Siemens is expanding its global manufacturing network for wind turbine plants and is building a new production facility in Lingang New City in Shanghai. By establishing this new rotor blade and nacelle plant, the company is further strengthening its environmental portfolio. This new facility is scheduled to take up operation in the second half of 2010, initially with 400 employees. The wind turbine plants produced in Shanghai will be for the Chinese market and for export. Siemens is investing more than EUR60 million in setting up this new location.
"Siemens is expanding its commitment to environmentally-friendly energy technology in China with this new wind turbine production facility in Shanghai," declared Wolfgang Dehen, CEO of the Siemens Energy Sector and member of the managing board of Siemens AG on the occasion of the laying of the cornerstone in Shanghai on May 22, 2009. "China could soon become the largest wind energy market in the world and with our new production facility in Shanghai we are establishing an excellent starting position for meeting the growing demand of this exciting market. In addition, we are also rigorously advancing the internationalization of our manufacturing network for wind turbines to optimally meet the needs of our customers in Asia, Europe and America."

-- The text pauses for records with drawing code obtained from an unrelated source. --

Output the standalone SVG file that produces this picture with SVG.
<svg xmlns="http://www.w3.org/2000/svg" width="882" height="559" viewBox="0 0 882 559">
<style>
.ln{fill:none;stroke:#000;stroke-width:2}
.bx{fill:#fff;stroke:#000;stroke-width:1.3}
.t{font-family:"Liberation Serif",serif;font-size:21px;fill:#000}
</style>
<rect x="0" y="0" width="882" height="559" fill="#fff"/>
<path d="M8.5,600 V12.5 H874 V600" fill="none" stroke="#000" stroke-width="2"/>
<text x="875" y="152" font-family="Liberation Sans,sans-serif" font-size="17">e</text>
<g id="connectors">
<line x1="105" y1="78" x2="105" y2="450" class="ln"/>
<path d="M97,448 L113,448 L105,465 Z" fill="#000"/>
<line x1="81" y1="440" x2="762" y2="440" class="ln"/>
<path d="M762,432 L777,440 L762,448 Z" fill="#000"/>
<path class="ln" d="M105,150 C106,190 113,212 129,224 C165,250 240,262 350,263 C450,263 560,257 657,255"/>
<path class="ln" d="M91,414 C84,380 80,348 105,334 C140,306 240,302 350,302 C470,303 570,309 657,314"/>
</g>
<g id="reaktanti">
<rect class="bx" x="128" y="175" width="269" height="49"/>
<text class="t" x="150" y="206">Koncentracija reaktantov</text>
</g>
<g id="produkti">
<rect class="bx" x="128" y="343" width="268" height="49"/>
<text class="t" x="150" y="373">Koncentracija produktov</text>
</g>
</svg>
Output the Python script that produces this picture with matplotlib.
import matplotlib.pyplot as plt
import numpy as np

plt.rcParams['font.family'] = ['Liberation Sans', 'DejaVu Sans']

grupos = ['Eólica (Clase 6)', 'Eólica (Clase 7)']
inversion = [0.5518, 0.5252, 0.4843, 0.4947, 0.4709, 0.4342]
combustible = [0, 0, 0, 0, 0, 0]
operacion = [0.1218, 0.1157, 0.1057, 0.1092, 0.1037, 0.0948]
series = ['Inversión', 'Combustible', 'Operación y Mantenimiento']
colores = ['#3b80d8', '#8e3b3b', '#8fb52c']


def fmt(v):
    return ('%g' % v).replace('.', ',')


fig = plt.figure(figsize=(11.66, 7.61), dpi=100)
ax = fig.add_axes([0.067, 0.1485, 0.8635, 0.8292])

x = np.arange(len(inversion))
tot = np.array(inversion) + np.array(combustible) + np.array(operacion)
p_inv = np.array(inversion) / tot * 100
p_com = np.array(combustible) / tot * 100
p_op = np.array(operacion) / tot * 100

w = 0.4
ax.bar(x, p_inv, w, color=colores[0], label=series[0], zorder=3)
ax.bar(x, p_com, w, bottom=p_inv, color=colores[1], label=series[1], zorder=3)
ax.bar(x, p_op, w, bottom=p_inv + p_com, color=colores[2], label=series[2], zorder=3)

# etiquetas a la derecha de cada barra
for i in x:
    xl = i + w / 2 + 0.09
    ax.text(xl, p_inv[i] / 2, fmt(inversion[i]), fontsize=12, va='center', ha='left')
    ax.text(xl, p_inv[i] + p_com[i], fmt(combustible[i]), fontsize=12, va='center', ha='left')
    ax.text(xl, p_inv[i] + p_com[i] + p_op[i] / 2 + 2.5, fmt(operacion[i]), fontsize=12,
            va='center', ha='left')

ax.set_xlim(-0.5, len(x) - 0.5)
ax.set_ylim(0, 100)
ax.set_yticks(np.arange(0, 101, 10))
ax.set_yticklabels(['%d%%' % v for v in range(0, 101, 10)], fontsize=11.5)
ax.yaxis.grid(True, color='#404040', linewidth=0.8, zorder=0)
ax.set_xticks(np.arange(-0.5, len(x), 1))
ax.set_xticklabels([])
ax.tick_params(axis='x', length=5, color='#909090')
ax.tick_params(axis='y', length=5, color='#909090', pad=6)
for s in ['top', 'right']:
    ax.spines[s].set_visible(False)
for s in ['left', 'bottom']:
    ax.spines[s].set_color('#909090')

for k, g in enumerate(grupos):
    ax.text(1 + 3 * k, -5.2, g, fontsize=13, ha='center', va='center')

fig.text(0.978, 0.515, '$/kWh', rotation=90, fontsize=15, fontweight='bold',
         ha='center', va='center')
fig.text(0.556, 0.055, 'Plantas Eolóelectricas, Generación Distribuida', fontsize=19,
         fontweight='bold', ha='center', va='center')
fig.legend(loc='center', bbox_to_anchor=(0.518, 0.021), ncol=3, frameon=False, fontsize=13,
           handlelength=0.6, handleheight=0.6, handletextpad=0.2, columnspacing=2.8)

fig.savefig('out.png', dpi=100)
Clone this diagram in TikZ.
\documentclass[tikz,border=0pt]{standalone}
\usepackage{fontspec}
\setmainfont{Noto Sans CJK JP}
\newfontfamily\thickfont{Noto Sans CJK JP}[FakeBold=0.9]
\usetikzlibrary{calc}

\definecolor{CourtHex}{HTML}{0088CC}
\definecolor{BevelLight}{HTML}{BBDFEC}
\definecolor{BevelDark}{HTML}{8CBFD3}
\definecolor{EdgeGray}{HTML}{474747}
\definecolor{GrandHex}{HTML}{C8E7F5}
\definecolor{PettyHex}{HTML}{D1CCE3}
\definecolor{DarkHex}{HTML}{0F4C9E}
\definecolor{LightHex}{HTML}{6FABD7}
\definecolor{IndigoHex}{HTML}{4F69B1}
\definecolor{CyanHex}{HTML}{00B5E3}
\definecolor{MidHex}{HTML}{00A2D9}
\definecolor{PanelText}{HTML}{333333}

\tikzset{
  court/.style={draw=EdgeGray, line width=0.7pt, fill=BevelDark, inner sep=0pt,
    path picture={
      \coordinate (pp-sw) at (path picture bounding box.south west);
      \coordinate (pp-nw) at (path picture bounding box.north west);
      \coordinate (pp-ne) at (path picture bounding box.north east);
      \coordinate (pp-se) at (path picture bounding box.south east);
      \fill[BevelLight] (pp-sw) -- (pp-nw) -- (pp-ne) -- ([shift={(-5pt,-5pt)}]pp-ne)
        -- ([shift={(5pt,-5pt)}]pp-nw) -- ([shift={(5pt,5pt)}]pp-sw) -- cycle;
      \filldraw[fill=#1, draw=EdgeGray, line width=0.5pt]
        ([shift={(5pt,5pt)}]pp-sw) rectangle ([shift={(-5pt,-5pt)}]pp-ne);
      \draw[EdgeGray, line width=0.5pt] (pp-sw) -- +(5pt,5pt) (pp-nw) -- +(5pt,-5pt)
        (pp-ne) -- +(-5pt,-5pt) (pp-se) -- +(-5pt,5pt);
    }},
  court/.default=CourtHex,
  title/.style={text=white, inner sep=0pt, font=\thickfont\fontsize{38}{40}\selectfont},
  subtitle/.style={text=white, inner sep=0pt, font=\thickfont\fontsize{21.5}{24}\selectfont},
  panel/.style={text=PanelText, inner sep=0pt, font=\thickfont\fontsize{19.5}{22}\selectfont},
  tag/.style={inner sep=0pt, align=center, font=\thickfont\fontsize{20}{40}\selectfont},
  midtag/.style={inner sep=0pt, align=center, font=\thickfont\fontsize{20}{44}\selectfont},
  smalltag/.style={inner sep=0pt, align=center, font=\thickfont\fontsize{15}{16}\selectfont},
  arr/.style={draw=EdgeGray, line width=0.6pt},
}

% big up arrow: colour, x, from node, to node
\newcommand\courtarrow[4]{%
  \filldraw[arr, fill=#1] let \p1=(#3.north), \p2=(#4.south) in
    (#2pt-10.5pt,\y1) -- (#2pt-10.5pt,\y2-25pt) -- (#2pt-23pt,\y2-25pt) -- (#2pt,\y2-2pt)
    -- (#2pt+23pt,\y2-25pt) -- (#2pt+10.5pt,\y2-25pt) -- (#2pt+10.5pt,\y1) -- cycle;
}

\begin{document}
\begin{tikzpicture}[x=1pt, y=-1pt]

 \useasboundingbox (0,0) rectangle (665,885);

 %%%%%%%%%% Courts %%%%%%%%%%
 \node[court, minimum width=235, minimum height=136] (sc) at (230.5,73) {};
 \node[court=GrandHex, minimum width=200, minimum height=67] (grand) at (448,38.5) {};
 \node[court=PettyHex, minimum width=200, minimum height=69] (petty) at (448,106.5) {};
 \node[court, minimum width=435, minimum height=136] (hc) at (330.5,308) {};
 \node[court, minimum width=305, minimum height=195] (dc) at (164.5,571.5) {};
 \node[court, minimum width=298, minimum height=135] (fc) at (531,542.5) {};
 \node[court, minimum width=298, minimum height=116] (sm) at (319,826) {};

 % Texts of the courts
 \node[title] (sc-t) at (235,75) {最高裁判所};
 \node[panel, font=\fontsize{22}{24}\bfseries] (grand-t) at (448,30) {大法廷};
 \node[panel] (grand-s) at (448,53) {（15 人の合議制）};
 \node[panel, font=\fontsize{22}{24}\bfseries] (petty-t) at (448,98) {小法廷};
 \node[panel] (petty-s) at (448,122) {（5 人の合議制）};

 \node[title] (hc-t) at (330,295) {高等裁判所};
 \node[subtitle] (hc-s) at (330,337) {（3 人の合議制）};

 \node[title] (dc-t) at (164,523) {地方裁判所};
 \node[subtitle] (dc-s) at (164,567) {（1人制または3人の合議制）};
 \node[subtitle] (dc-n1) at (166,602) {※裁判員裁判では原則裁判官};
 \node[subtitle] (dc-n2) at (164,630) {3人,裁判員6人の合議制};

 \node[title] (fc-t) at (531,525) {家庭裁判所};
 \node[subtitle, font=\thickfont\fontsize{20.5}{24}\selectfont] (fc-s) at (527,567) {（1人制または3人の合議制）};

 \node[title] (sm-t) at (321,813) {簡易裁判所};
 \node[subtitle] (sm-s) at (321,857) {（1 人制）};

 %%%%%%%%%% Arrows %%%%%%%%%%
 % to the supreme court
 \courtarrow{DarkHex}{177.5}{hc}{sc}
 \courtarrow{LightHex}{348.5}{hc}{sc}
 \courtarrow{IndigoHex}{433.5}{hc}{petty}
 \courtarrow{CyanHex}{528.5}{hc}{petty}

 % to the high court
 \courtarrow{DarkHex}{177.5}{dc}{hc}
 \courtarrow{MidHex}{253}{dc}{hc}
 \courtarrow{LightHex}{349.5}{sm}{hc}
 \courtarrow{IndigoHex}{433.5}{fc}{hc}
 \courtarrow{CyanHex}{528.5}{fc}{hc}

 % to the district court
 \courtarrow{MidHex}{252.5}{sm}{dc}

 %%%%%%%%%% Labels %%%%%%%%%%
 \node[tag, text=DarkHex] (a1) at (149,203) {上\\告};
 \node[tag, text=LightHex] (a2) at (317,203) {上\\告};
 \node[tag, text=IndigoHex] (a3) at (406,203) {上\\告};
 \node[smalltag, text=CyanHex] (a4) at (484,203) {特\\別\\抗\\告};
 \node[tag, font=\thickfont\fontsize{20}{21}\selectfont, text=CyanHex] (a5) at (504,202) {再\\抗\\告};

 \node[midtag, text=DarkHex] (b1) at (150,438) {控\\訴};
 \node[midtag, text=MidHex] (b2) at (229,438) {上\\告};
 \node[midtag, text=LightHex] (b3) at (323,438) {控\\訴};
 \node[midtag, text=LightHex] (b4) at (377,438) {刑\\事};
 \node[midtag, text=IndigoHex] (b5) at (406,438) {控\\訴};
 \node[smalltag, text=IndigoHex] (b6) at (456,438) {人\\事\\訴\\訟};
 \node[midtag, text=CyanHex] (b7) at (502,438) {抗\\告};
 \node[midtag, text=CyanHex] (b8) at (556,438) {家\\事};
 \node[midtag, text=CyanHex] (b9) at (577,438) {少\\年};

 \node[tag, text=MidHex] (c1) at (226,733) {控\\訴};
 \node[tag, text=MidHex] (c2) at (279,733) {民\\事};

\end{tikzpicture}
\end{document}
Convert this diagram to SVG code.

The new production site will have a total space of 180,000 square meters and be situated at an excellent location with regard to shipping and traffic facilities, being in the direct vicinity of the Yang Shan deep-sea harbor. Siemens will initially produce blades for 2.3 and 3.6 MW wind turbine plants. These blades will be produced using the IntegralBlade process patented by Siemens, without any glued joints that are susceptible to damage. Wind turbine plant nacelles will also be produced at this new plant. A nacelle is mounted on the top of the tower and supports the rotor as well as encloses a wind turbine plant's major components for electric power generation; these include the gearbox, the drive train as well as the control electronics.
The production capacity for the new facility is initially planned at 500 MW annually. The first wind turbine blades and nacelles are scheduled to leave the plant in time for the EXPO 2010 international exhibition in Shanghai. Siemens has already reserved additional space in Lingang for potential expansion of this production facility, however.
Since Siemens entered the market for wind turbine plants through the acquisition of the Danish company Bonus Energy in 2004, it has substantially expanded its worldwide fabrication capacities. Plans for building of a new facility for wind turbine plants in Hutchinson, Kansas (USA) were just recently announced by Siemens. Siemens also recently established rotor blade fabrication facilities in Fort Madison, Iowa (USA) and in Engesvang, Denmark. The Danish locations Brande and Aalborg have additionally been expanded and new research and development centers have also been set up in Germany, Holland, Great Britain, the USA and Denmark. The number of Siemens employees involved in the wind energy business has gown from 800 in 2004 to currently over 5500. This corresponds to an increase of 650 percent.
Wind turbine plants are an important component of the Siemens environmental portfolio, which earned the company revenues of nearly EUR19 billion in fiscal 2008, roughly a quarter of Siemens total revenues.